=== Problem requirements ===
Repeat the listing below word for word, stopping after the line that contains "8.45, 8.925, 9.325];".
═══ Record excerpts ═══
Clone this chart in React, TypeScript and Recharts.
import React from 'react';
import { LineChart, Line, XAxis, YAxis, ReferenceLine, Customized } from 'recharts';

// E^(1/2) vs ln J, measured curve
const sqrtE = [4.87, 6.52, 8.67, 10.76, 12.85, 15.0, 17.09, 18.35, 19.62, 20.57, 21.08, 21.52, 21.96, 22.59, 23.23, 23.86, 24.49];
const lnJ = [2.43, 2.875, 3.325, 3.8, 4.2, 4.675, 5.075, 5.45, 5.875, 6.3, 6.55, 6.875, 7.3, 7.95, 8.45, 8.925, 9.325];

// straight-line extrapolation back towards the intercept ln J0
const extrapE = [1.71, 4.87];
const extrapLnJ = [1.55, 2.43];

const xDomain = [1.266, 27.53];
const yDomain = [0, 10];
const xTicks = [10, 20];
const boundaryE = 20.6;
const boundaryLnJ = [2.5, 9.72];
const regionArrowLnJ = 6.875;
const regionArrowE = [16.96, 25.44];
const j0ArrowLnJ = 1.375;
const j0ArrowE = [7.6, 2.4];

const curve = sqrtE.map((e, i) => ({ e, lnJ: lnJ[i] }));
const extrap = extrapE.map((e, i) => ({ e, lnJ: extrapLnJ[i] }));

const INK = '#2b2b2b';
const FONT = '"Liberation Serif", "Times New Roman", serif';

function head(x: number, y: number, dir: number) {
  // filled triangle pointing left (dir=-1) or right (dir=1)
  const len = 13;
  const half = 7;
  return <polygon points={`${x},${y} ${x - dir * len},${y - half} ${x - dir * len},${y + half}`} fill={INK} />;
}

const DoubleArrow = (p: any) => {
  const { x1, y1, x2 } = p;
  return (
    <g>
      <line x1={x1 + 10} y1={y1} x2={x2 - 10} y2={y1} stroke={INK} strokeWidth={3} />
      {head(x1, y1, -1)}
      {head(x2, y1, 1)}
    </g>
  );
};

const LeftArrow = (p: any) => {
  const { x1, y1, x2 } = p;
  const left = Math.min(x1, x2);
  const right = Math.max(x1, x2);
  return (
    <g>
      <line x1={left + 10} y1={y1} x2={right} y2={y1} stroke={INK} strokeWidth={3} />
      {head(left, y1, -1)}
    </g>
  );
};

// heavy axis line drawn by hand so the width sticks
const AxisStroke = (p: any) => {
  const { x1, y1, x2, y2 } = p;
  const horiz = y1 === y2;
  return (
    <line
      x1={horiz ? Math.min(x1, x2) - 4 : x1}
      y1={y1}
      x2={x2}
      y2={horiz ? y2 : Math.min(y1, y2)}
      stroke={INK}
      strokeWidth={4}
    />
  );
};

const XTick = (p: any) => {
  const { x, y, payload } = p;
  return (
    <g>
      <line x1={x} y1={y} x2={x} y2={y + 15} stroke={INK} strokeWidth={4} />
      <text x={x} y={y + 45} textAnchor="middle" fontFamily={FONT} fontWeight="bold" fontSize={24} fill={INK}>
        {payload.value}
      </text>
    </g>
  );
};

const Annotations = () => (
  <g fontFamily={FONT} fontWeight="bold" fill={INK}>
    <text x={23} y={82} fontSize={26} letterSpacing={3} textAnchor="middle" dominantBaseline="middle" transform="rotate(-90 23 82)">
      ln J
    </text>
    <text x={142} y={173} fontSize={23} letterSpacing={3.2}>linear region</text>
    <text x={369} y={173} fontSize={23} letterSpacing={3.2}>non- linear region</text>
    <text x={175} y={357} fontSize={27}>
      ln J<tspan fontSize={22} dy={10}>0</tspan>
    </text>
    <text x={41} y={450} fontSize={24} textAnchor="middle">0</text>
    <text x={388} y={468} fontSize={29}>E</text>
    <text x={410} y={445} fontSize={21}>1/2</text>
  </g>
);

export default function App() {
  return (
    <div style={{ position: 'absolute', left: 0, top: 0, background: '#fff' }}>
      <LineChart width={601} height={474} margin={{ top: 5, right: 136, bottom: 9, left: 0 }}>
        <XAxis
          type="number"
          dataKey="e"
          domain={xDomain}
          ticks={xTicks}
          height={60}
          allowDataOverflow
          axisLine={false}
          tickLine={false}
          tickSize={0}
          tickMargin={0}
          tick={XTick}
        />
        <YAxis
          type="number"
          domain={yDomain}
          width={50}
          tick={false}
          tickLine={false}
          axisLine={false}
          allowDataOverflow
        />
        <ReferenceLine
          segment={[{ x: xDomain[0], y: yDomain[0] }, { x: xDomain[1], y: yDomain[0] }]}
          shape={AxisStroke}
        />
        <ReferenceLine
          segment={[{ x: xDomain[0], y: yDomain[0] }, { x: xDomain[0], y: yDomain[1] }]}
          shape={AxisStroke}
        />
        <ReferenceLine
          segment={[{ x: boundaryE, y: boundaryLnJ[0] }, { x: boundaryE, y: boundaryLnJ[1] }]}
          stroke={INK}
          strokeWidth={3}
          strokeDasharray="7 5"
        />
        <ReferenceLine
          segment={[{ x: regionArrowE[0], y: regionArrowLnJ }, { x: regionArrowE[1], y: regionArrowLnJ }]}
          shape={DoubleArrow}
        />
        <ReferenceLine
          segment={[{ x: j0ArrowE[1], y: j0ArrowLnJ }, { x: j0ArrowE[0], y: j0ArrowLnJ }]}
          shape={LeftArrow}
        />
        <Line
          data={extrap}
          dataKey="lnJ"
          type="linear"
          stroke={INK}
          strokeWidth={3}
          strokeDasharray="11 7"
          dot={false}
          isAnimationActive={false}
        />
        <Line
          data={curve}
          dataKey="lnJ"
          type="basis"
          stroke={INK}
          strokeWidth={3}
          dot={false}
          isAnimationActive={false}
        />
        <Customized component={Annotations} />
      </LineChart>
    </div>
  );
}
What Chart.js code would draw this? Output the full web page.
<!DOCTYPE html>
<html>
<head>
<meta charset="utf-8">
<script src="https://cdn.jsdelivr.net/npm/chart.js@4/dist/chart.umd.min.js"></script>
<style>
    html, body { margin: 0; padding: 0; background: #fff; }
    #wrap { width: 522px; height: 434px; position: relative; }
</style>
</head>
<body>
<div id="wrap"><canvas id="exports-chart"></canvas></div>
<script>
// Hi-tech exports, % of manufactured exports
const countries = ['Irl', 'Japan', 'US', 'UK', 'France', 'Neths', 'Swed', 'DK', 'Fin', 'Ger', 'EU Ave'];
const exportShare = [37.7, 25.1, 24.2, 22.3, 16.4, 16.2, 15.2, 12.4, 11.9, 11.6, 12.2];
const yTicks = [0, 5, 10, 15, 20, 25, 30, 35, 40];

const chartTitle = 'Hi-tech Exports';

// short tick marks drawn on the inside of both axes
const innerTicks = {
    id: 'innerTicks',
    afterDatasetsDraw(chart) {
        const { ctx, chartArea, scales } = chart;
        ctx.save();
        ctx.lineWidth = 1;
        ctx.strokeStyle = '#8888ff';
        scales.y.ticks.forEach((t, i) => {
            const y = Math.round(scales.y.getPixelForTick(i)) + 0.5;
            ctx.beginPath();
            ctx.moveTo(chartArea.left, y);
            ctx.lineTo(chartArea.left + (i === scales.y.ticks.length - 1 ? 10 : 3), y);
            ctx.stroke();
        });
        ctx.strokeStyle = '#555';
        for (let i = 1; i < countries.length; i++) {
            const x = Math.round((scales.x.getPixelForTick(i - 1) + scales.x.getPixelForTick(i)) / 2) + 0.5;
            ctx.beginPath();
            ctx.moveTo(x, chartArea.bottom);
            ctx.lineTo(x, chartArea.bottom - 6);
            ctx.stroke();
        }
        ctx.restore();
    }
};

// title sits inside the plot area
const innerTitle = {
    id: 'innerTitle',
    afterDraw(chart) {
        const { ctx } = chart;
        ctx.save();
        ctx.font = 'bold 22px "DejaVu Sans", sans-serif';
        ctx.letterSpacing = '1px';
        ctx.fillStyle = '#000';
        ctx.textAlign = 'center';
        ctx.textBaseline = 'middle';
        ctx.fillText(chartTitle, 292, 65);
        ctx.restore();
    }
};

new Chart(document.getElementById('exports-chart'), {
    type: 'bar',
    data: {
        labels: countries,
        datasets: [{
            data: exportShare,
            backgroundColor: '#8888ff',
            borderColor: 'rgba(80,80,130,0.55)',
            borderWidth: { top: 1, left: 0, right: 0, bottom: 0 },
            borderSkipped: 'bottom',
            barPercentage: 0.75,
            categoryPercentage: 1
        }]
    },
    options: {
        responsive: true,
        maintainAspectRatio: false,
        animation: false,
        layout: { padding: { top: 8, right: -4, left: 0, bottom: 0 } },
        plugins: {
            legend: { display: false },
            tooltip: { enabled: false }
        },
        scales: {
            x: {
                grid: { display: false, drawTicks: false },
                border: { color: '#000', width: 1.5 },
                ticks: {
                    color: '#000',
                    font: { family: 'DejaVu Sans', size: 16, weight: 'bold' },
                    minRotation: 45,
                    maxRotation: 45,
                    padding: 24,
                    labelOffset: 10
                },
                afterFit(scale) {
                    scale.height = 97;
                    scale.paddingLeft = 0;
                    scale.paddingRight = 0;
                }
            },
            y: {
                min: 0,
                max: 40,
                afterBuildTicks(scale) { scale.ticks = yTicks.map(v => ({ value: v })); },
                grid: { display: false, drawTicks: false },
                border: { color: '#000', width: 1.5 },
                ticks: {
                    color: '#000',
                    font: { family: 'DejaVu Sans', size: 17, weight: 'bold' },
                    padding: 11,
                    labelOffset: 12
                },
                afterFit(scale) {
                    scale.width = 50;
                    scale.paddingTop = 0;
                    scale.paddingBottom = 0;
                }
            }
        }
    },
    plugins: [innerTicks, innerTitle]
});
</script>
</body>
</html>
═══
=== Answer to this problem ===
Clone this chart in React, TypeScript and Recharts.
import React from 'react';
import { LineChart, Line, XAxis, YAxis, ReferenceLine, Customized } from 'recharts';

// E^(1/2) vs ln J, measured curve
const sqrtE = [4.87, 6.52, 8.67, 10.76, 12.85, 15.0, 17.09, 18.35, 19.62, 20.57, 21.08, 21.52, 21.96, 22.59, 23.23, 23.86, 24.49];
const lnJ = [2.43, 2.875, 3.325, 3.8, 4.2, 4.675, 5.075, 5.45, 5.875, 6.3, 6.55, 6.875, 7.3, 7.95, 8.45, 8.925, 9.325];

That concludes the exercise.